A party of four 10th level DND guys loaded with magic items and loaded with quick and powerful healing magics will be "challenged" combat-wise by a different set of foes than a set of four 10th level TW guys who have slow, after-fight healing and potentially fewer magic items.
Felon said:
After you hand out Darwin awards to the hack-n'-slashers, how do the brainy characters stay alive the first time someone fails a skill roll to sneak past a couple of guards, or the first that brainy character fails a Listen check for the guy creeping up on him? That stuff will happen all the time, even to smart characters.
Ok, first you start before the die rolls are failed... you start before it even gets to the characters when the GM chooses the challenges appropriate for the adventurers. Is the pair of guards going to be comprised of characters as good as the PCs or are they basic lackeys? In DND, hey, the answer might be "close to the level but not as well equipped" while in TW maybe the formula changes and they are several levels lower but still pose a threat, but not the slaughter you seem to be expecting.
Felon said:
The only real foolproof smart move is to not engage in any internecine activities. Are characters playing the sort of adventurers who will opt to stay home and play bridge instead of engaging in almost-certainly-fatal skullduggery?
No, but they might be playing characters who don't as readily accept a "fair fight" toe-to-toe slugfest as quickly as magic laden insta-cured DND guys do.
More to the point, when attacks get more dangerous, the advantage of surprise attacks gets even stronger and the smart parties do all they can to get that advantage in. in DND, surprise rounds don't matter a whole lot since it will take multiple rounds to drop people.
Felon said:
Your post is dripping with blithe dismissal of some pretty significant issues. I suspect even if they opt to pick their fights wisely, sometimes the fight will be brought to them, no? How many times in a night do you think a DM can just shrug at the player of a freshly-dead character and tell him "hey, such is life in Sanctuary" before he earns a pop in the mouth? When a character dies, it doesn't just punish the character. It slows the game down big-time, and makes it pretty tough for a DM to create a cohesive campaign.
I have run a number of games where there wasn't insta-heal available, and it doesn't necessarily translate into PC body count as you seem to be believing it will.
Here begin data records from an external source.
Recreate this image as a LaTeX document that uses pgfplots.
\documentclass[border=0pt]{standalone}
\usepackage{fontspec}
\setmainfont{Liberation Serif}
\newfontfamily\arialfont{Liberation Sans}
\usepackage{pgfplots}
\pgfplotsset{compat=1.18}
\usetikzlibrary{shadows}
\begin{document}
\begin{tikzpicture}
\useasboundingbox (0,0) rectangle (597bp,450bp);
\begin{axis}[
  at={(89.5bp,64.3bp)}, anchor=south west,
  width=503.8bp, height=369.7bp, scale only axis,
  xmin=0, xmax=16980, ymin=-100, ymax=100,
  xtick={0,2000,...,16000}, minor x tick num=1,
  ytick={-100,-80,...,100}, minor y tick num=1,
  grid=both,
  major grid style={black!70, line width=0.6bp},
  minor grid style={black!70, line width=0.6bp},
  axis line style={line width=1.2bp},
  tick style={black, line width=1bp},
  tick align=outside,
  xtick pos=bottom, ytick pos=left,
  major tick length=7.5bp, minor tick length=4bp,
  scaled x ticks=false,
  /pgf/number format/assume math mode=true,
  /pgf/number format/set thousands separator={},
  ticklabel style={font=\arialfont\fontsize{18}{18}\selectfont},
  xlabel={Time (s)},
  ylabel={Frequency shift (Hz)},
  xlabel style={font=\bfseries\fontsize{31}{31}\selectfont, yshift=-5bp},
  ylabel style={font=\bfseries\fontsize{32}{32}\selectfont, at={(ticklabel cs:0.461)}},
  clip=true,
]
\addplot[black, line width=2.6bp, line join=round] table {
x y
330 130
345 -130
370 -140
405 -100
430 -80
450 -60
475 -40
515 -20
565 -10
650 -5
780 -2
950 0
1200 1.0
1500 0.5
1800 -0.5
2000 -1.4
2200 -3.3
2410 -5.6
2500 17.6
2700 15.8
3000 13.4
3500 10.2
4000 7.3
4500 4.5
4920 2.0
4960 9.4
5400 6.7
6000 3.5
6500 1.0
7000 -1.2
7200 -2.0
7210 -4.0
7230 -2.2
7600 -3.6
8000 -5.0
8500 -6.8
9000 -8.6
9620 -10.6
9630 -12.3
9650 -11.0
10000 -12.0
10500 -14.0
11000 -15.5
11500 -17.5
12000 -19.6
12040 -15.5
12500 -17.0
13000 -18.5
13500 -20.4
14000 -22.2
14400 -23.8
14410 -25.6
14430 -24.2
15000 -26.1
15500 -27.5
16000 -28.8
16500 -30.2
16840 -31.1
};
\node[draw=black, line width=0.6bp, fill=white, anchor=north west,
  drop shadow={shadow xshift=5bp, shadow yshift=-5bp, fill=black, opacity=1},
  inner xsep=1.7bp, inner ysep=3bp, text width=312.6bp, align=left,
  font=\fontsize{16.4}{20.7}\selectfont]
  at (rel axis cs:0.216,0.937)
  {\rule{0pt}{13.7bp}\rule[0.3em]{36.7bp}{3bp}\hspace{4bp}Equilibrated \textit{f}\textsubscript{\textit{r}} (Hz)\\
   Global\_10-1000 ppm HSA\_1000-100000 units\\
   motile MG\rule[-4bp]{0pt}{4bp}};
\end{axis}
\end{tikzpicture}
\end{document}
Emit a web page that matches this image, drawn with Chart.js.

PC body count is more an element of the challenges chosen byb the Gm and choices made by the players.
Note that, IIRC, Black company also has no insta-heal and uses similar "cure spells convert hit points to non-lethal" and i know from experience with it that PCs bodies are not stacking up like cordwood.
It certainly CAN be the case that this COULD happen in a game, one where the GM threw challenges at the party that overwhelmed them, but that same thing CAN happen in DND even with the curing.
lets put it this way, if the GM sets up TW games to run like DND games, with similar combat oriented, face-to-face chellenges and similar one-after-another combats and the players approach it with the same DND hack-em-all-down frontal assault mindset... in TW... then there will likely be a PC attrition rate thats noticeably higher.
Then again, if they run TW style encounters, TW style challenges, and use TW style approaches to problems... nah, not so much.
Could say the same thing about BC.
So, in summary, really, its true, the sky is not falling.